If you have custom hardware in your data center, such as specialized network devices or accelerators, you can extend NFD to discover and label these features. This makes Kubernetes more flexible and adaptable to your custom infrastructure.

Example:
Let’s say you have specialized network hardware for high-speed data processing. You can extend NFD to label nodes with this feature and then use node affinity to ensure that data-processing workloads are scheduled on the correct nodes.

affinity:
  nodeAffinity:
    requiredDuringSchedulingIgnoredDuringExecution:
      nodeSelectorTerms:
        - matchExpressions:
            - key: network-speed
              operator: In
              values:
                - "high-speed"

4) How to Set Up Node Feature Discovery in Kubernetes 1.32

Here’s a simple guide to getting started with Node Feature Discovery in Kubernetes 1.32.

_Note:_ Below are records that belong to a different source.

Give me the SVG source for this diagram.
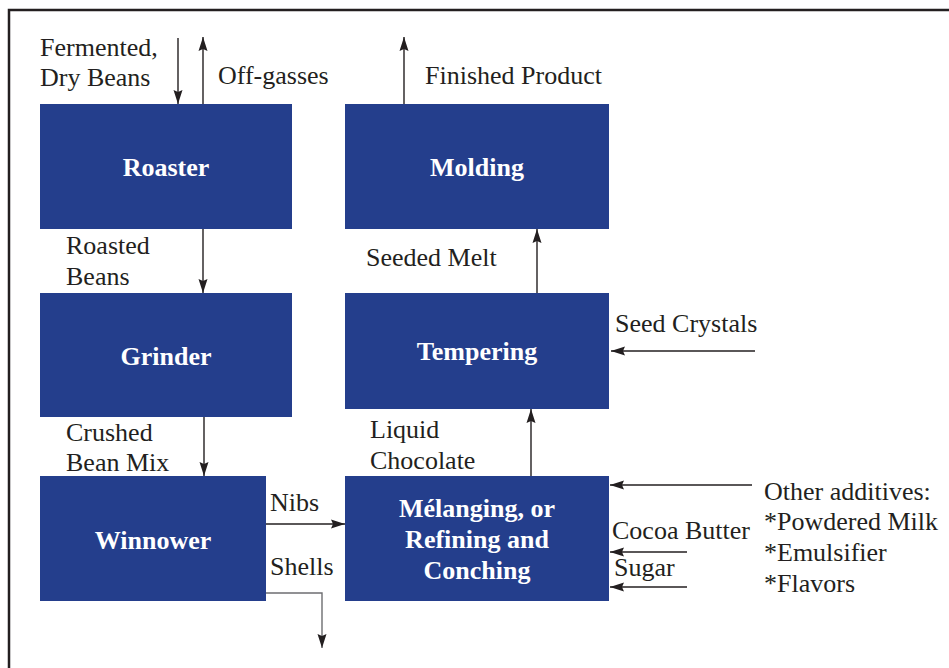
<svg xmlns="http://www.w3.org/2000/svg" width="949" height="668" viewBox="0 0 949 668">
<defs>
<marker id="ah" markerWidth="14" markerHeight="10" refX="14" refY="5" orient="auto" markerUnits="userSpaceOnUse">
<path d="M0,0.5 L14,5 L0,9.5 L2,5 Z" fill="#231f20"/>
</marker>
<style>
.box{fill:#243e8c}
.c{stroke:#231f20;stroke-width:1.4;fill:none;marker-end:url(#ah)}
.g{stroke:#6d6e71}
</style>
</defs>
<rect width="949" height="668" fill="#ffffff"/>
<path d="M9,668 V10 H949" stroke="#231f20" stroke-width="2.5" fill="none"/>

<g font-family="Liberation Serif, Times New Roman, serif" font-weight="bold" font-size="26" fill="#ffffff" text-anchor="middle">
<g id="roaster"><rect class="box" x="40" y="104" width="252" height="125"/><text x="166" y="176">Roaster</text></g>
<g id="grinder"><rect class="box" x="40" y="293" width="252" height="124"/><text x="166" y="365">Grinder</text></g>
<g id="winnower"><rect class="box" x="40" y="476" width="226" height="125"/><text x="153" y="549">Winnower</text></g>
<g id="molding"><rect class="box" x="345" y="104" width="264" height="125"/><text x="477" y="176">Molding</text></g>
<g id="tempering"><rect class="box" x="345" y="293" width="264" height="116"/><text x="477" y="360">Tempering</text></g>
<g id="melanging"><rect class="box" x="345" y="476" width="264" height="125"/>
<text x="477" y="517">Mélanging, or</text>
<text x="477" y="548">Refining and</text>
<text x="477" y="579">Conching</text></g>
</g>

<g id="connectors">
<line class="c" x1="178" y1="38" x2="178" y2="104"/>
<line class="c" x1="203" y1="104" x2="203" y2="37"/>
<line class="c" x1="203" y1="229" x2="203" y2="293"/>
<line class="c" x1="204" y1="417" x2="204" y2="476"/>
<line class="c" x1="266" y1="524" x2="345" y2="524"/>
<polyline class="c g" points="266,593 322,593 322,648"/>
<line class="c" x1="404" y1="104" x2="404" y2="37"/>
<line class="c" x1="537" y1="293" x2="537" y2="229"/>
<line class="c" x1="531" y1="476" x2="531" y2="409"/>
<line class="c" x1="755" y1="351" x2="611" y2="351"/>
<line class="c" x1="752" y1="485" x2="610" y2="485"/>
<line class="c" x1="687" y1="552" x2="610" y2="552"/>
<line class="c" x1="687" y1="587" x2="610" y2="587"/>
</g>

<g id="labels" font-family="Liberation Serif, Times New Roman, serif" font-size="26" fill="#231f20">
<text x="40" y="56">Fermented,</text>
<text x="40" y="86">Dry Beans</text>
<text x="218" y="84">Off-gasses</text>
<text x="425" y="84">Finished Product</text>
<text x="66" y="254">Roasted</text>
<text x="66" y="285">Beans</text>
<text x="66" y="441">Crushed</text>
<text x="66" y="471">Bean Mix</text>
<text x="270" y="511">Nibs</text>
<text x="270" y="575">Shells</text>
<text x="366" y="266">Seeded Melt</text>
<text x="370" y="438">Liquid</text>
<text x="370" y="469">Chocolate</text>
<text x="615" y="332">Seed Crystals</text>
<text x="764" y="500">Other additives:</text>
<text x="764" y="530">*Powdered Milk</text>
<text x="764" y="561">*Emulsifier</text>
<text x="764" y="592">*Flavors</text>
<text x="612" y="539">Cocoa Butter</text>
<text x="614" y="576">Sugar</text>
</g>
</svg>
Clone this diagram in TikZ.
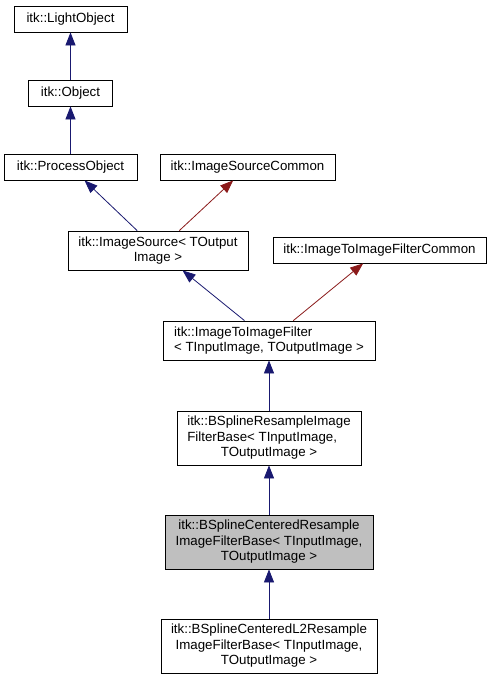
\documentclass[tikz,border=0pt]{standalone}
\usepackage{fontspec}
\setmainfont{Liberation Sans}
\usetikzlibrary{arrows.meta, positioning}
\definecolor{edgeblue}{RGB}{25, 25, 112}
\definecolor{edgered}{RGB}{139, 26, 26}
\definecolor{nodegray}{RGB}{191, 191, 191}

\begin{document}
\begin{tikzpicture}[
        % --- GENERAL SETUP ---
        x=1pt, y=-1pt,
        % Style for class boxes
        classnode/.style={
            draw=black,
            fill=white,
            line width=0.8pt,
            font={\fontsize{13.3}{15.5}\selectfont},
            inner sep=0pt,
            align=center
        },
        % Style for the documented class
        curnode/.style={classnode, fill=nodegray},
        % Style for public inheritance edges
        pubedge/.style={
            -{Triangle[length=13pt, width=10pt]}, edgeblue, line width=0.8pt
        },
        % Style for template instance edges
        tpledge/.style={
            -{Triangle[length=13pt, width=10pt]}, edgered, line width=0.8pt
        }
    ]

        \useasboundingbox[fill=white] (0,0) rectangle (492,680);

        % ==========================================
        % TOP: BASE CLASSES
        % ==========================================
        \node[classnode, minimum width=113pt, minimum height=26pt] (lightobj) at (70.5,19) {itk::LightObject};
        \node[classnode, minimum width=84pt, minimum height=26pt] (object) at (70.5,93) {itk::Object};
        \node[classnode, minimum width=133pt, minimum height=26pt] (procobj) at (70.5,167) {itk::ProcessObject};
        \node[classnode, minimum width=175pt, minimum height=26pt] (srccommon) at (247.5,167) {itk::ImageSourceCommon};

        % ==========================================
        % MIDDLE: IMAGE SOURCE / FILTER
        % ==========================================
        \node[classnode, minimum width=180pt, minimum height=39pt] (imgsource) at (158,250.5) {itk::ImageSource< TOutput\\Image >};
        \node[classnode, minimum width=213pt, minimum height=26pt] (filtcommon) at (379.5,250) {itk::ImageToImageFilterCommon};
        \node[classnode, align=left, minimum width=212pt, minimum height=39pt] (imgfilter) at (269,340.5) {itk::ImageToImageFilter\\< TInputImage, TOutputImage >};

        % ==========================================
        % BOTTOM: B-SPLINE FILTERS
        % ==========================================
        \node[classnode, minimum width=184pt, minimum height=54pt] (bsresample) at (269,438) {%
            \begin{tabular}{@{}l@{}}
                itk::BSplineResampleImage\\
                FilterBase< TInputImage,\\
                \multicolumn{1}{@{}c@{}}{TOutputImage >}
            \end{tabular}};
        \node[curnode, minimum width=208pt, minimum height=54pt] (bscentered) at (269,542) {itk::BSplineCenteredResample\\ImageFilterBase< TInputImage,\\TOutputImage >};
        \node[classnode, minimum width=216pt, minimum height=54pt] (bscenteredl2) at (269,646) {itk::BSplineCenteredL2Resample\\ImageFilterBase< TInputImage,\\TOutputImage >};

        % ==========================================
        % INHERITANCE EDGES
        % ==========================================
        \draw[pubedge] (object) -- (lightobj);
        \draw[pubedge] (procobj) -- (object);
        \draw[pubedge] (imgsource) -- (procobj);
        \draw[tpledge] (imgsource) -- (srccommon);
        \draw[pubedge] (imgfilter) -- (imgsource);
        \draw[tpledge] (imgfilter) -- (filtcommon);
        \draw[pubedge] (bsresample) -- (imgfilter);
        \draw[pubedge] (bscentered) -- (bsresample);
        \draw[pubedge] (bscenteredl2) -- (bscentered);

    \end{tikzpicture}
\end{document}
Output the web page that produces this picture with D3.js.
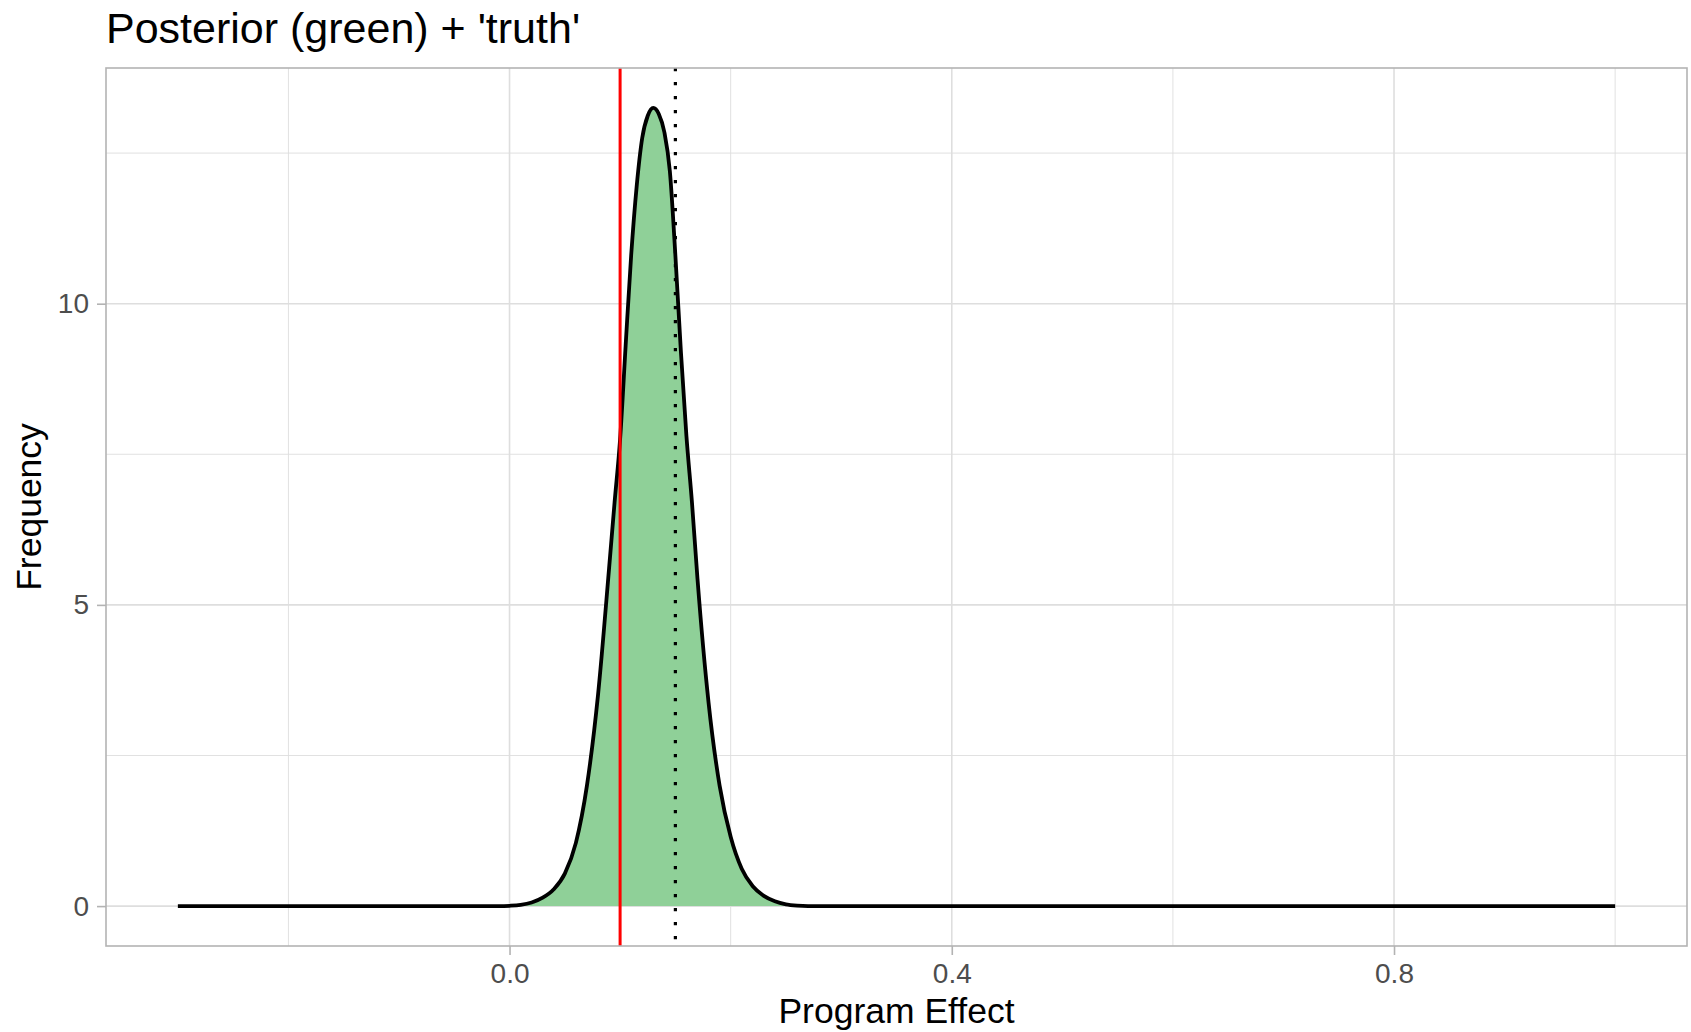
<!DOCTYPE html>
<meta charset="utf-8">
<style>

body {
  margin: 0;
  background: #fff;
}

text {
  font-family: "Liberation Sans", Arial, sans-serif;
}

.grid line {
  stroke: #dedede;
}

.axis text {
  fill: #4d4d4d;
  font-size: 28px;
}

.axis line, .axis path {
  stroke: #b3b3b3;
}

</style>
<svg width="1691" height="1032"></svg>
<script src="https://d3js.org/d3.v7.min.js"></script>
<script>

// posterior density of the program effect
var effect  = [-0.3, -0.01, 0.00, 0.01, 0.02, 0.03, 0.04, 0.05, 0.06, 0.07, 0.08, 0.09, 0.095, 0.10, 0.105,
               0.11, 0.115, 0.12, 0.125, 0.13, 0.135, 0.14, 0.145, 0.15, 0.155, 0.16, 0.165, 0.17,
               0.18, 0.19, 0.20, 0.21, 0.22, 0.23, 0.24, 0.25, 0.26, 0.27, 1.0];
var density = [0, 0, 0.005, 0.02, 0.06, 0.14, 0.28, 0.54, 1.05, 2.0, 3.5, 5.6, 6.7, 7.75, 9.3,
               10.8, 11.95, 12.75, 13.12, 13.25, 13.15, 12.85, 12.2, 10.8, 9.2, 7.8, 6.7, 5.43,
               3.38, 2.0, 1.15, 0.62, 0.33, 0.17, 0.08, 0.03, 0.008, 0, 0];

var truth = 0.1,
    estimate = 0.15;

var xMajor = [0.0, 0.4, 0.8],
    xMinor = [-0.2, 0.2, 0.6, 1.0],
    yMajor = [0, 5, 10],
    yMinor = [2.5, 7.5, 12.5];

var svg = d3.select("svg"),
    pLeft = 106, pRight = 1687, pTop = 68, pBottom = 946;

var data = effect.map(function(d, i) { return {x: d, y: density[i]}; });

var xr = d3.extent(effect), xpad = (xr[1] - xr[0]) * 0.05;
var yr = [0, d3.max(density)], ypad = yr[1] * 0.05;

var x = d3.scaleLinear().domain([xr[0] - xpad, xr[1] + xpad]).range([pLeft, pRight]);
var y = d3.scaleLinear().domain([yr[0] - ypad, yr[1] + ypad]).range([pBottom, pTop]);

// grid
var grid = svg.append("g").attr("class", "grid");
grid.selectAll(".xmin").data(xMinor).enter().append("line")
    .attr("x1", x).attr("x2", x).attr("y1", pTop).attr("y2", pBottom)
    .attr("stroke-width", 0.9);
grid.selectAll(".ymin").data(yMinor).enter().append("line")
    .attr("y1", y).attr("y2", y).attr("x1", pLeft).attr("x2", pRight)
    .attr("stroke-width", 0.9);
grid.selectAll(".xmaj").data(xMajor).enter().append("line")
    .attr("x1", x).attr("x2", x).attr("y1", pTop).attr("y2", pBottom)
    .attr("stroke-width", 1.6);
grid.selectAll(".ymaj").data(yMajor).enter().append("line")
    .attr("y1", y).attr("y2", y).attr("x1", pLeft).attr("x2", pRight)
    .attr("stroke-width", 1.6);

// density
var area = d3.area()
    .x(function(d) { return x(d.x); })
    .y0(y(0))
    .y1(function(d) { return y(d.y); })
    .curve(d3.curveMonotoneX);

var line = d3.line()
    .x(function(d) { return x(d.x); })
    .y(function(d) { return y(d.y); })
    .curve(d3.curveMonotoneX);

svg.append("path")
    .datum(data)
    .attr("d", area)
    .attr("fill", "#8fd098");

svg.append("path")
    .datum(data)
    .attr("d", line)
    .attr("fill", "none")
    .attr("stroke", "#000")
    .attr("stroke-width", 3.8)
    .attr("stroke-linejoin", "round");

svg.append("line")
    .attr("x1", x(truth)).attr("x2", x(truth))
    .attr("y1", pTop).attr("y2", pBottom)
    .attr("stroke", "#ff0000")
    .attr("stroke-width", 3);

svg.append("line")
    .attr("x1", x(estimate)).attr("x2", x(estimate))
    .attr("y1", pTop).attr("y2", pBottom)
    .attr("stroke", "#000")
    .attr("stroke-width", 3.2)
    .attr("stroke-dasharray", "3.2 10.8");

// panel border
svg.append("rect")
    .attr("x", pLeft).attr("y", pTop)
    .attr("width", pRight - pLeft).attr("height", pBottom - pTop)
    .attr("fill", "none")
    .attr("stroke", "#b3b3b3")
    .attr("stroke-width", 1.6);

// axes
svg.append("g")
    .attr("class", "axis")
    .attr("transform", "translate(0," + pBottom + ")")
    .call(d3.axisBottom(x).tickValues(xMajor).tickFormat(d3.format(".1f")).tickSize(9).tickPadding(8))
    .call(function(g) { g.select(".domain").remove(); })
    .call(function(g) { g.selectAll("line").attr("stroke-width", 1.6); })
    .call(function(g) { g.selectAll("text").attr("font-family", null).attr("font-size", null); });

svg.append("g")
    .attr("class", "axis")
    .attr("transform", "translate(" + pLeft + ",0)")
    .call(d3.axisLeft(y).tickValues(yMajor).tickFormat(d3.format("d")).tickSize(9).tickPadding(8))
    .call(function(g) { g.select(".domain").remove(); })
    .call(function(g) { g.selectAll("line").attr("stroke-width", 1.6); })
    .call(function(g) { g.selectAll("text").attr("font-family", null).attr("font-size", null); });

// labels
svg.append("text")
    .attr("x", pLeft)
    .attr("y", 43)
    .attr("font-size", 43)
    .text("Posterior (green) + 'truth'");

svg.append("text")
    .attr("x", (pLeft + pRight) / 2)
    .attr("y", 1023)
    .attr("text-anchor", "middle")
    .attr("font-size", 35.5)
    .text("Program Effect");

svg.append("text")
    .attr("transform", "translate(41," + (pTop + pBottom) / 2 + ") rotate(-90)")
    .attr("text-anchor", "middle")
    .attr("font-size", 35.5)
    .text("Frequency");

</script>
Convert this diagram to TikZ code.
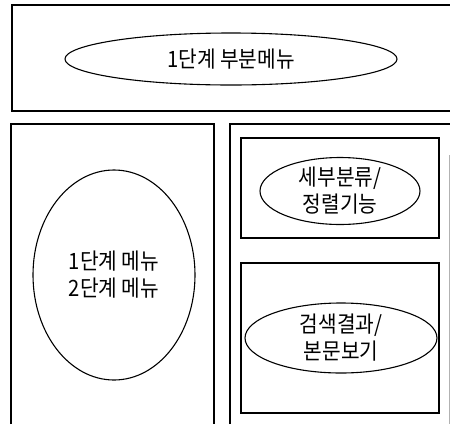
\documentclass[tikz,border=0pt]{standalone}
\usepackage{fontspec}
\setmainfont{Noto Sans CJK KR}[FakeStretch=0.9]
\usetikzlibrary{shapes.geometric}
\begin{document}
\begin{tikzpicture}[x=1pt,y=-1pt,line width=1.1pt,
  oval/.style={ellipse,draw,inner sep=0pt,align=center,font=\fontsize{22.5}{27}\selectfont},
  box/.style={draw,rectangle,inner sep=0pt}]
\useasboundingbox (0,0) rectangle (450,424);
% outer frames
\coordinate (t1) at (450,5);
\coordinate (t2) at (12,5);
\coordinate (t3) at (12,111);
\coordinate (t4) at (450,111);
\draw (t1) -- (t2) -- (t3) -- (t4);
\coordinate (l1) at (11,424);
\coordinate (l2) at (11,124);
\coordinate (l3) at (214,124);
\coordinate (l4) at (214,424);
\draw (l1) -- (l2) -- (l3) -- (l4);
\coordinate (r1) at (230,424);
\coordinate (r2) at (230,124);
\coordinate (r3) at (450,124);
\draw (r1) -- (r2) -- (r3);
\coordinate (r4) at (449,155);
\coordinate (r5) at (449,424);
\draw[gray!60,line width=0.8pt] (r4) -- (r5);
% inner boxes
\node[box,minimum width=198pt,minimum height=100pt] (b1) at (340,188) {};
\node[box,minimum width=198pt,minimum height=150pt] (b2) at (340,338) {};
% ellipses
\node[oval,minimum width=332pt,minimum height=52pt] (e0) at (231,59) {1단계 부분메뉴};
\node[oval,minimum width=162pt,minimum height=210pt] (e1) at (114,275) {1단계 메뉴\\2단계 메뉴};
\node[oval,minimum width=160pt,minimum height=58pt] (e2) at (340,191) {세부분류/\\정렬기능};
\node[oval,minimum width=192pt,minimum height=70pt] (e3) at (341,338) {검색결과/\\본문보기};
\end{tikzpicture}
\end{document}
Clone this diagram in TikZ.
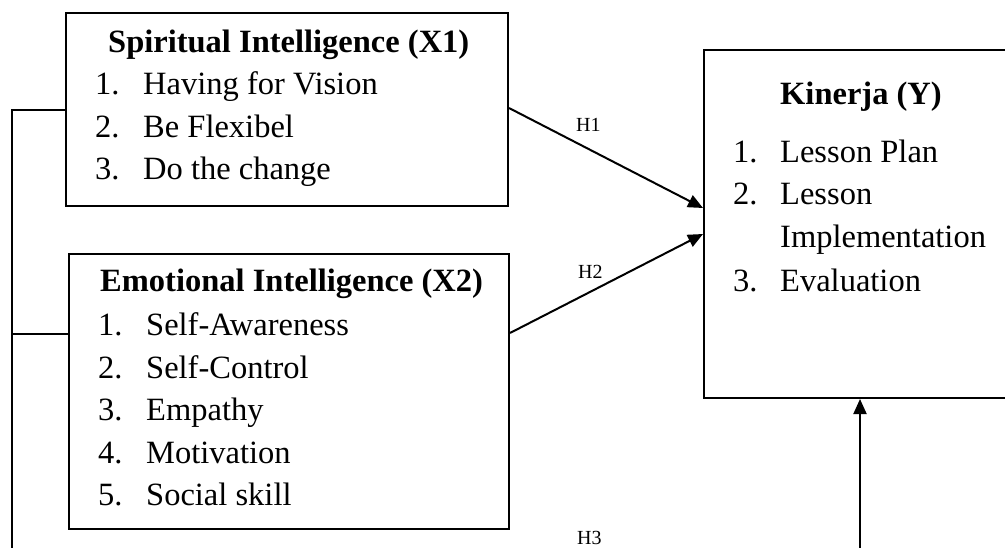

  1. Install Node Feature Discovery (NFD) To install NFD, you can apply the official Kubernetes manifests:
kubectl apply -f https://github.com/kubernetes-sigs/node-feature-discovery/releases/download/v0.9.0/nfd.yaml
  1. Verify NFD is Running Check if the NFD DaemonSet is running:
kubectl get pods -n node-feature-discovery
  1. Using Node Affinity with NFD Labels

Once NFD is running, you can start using the labels it generates. For example, to schedule a pod on a node with a GPU:

apiVersion: apps/v1
kind: Deployment
metadata:
  name: gpu-app
spec:
  replicas: 1
  selector:
    matchLabels:
      app: gpu-app
  template:
    metadata:
      labels:
        app: gpu-app
    spec:
      containers:
      - name: gpu-container
        image: my-gpu-image
      affinity:
        nodeAffinity:
          requiredDuringSchedulingIgnoredDuringExecution:
            nodeSelectorTerms:
            - matchExpressions:
                - key: nfd.example.com/gpu
                  operator: In
                  values:
                    - "true"

Conclusion

With the introduction of new features in Kubernetes 1.32 NFD, heterogeneous hardware resource management for large-scale Kubernetes clusters has just been made easier. These new features include improved hardware feature detection, GPU detection, and the ability for users to generate their own feature discover; all of these improvements render Kubernetes highly flexible and optimized for demanding workloads such as AI/ML, high-throughput storage, and custom hardware.

As the complexity and size of clusters increase, features like NFD become paramount in ensuring hardware allocation for maximum efficiency in workload scheduling, thus minimizing wastage. With such enhancements, this makes Kubernetes still the best candidate for heterogeneous large-scale workload management in diverse environments.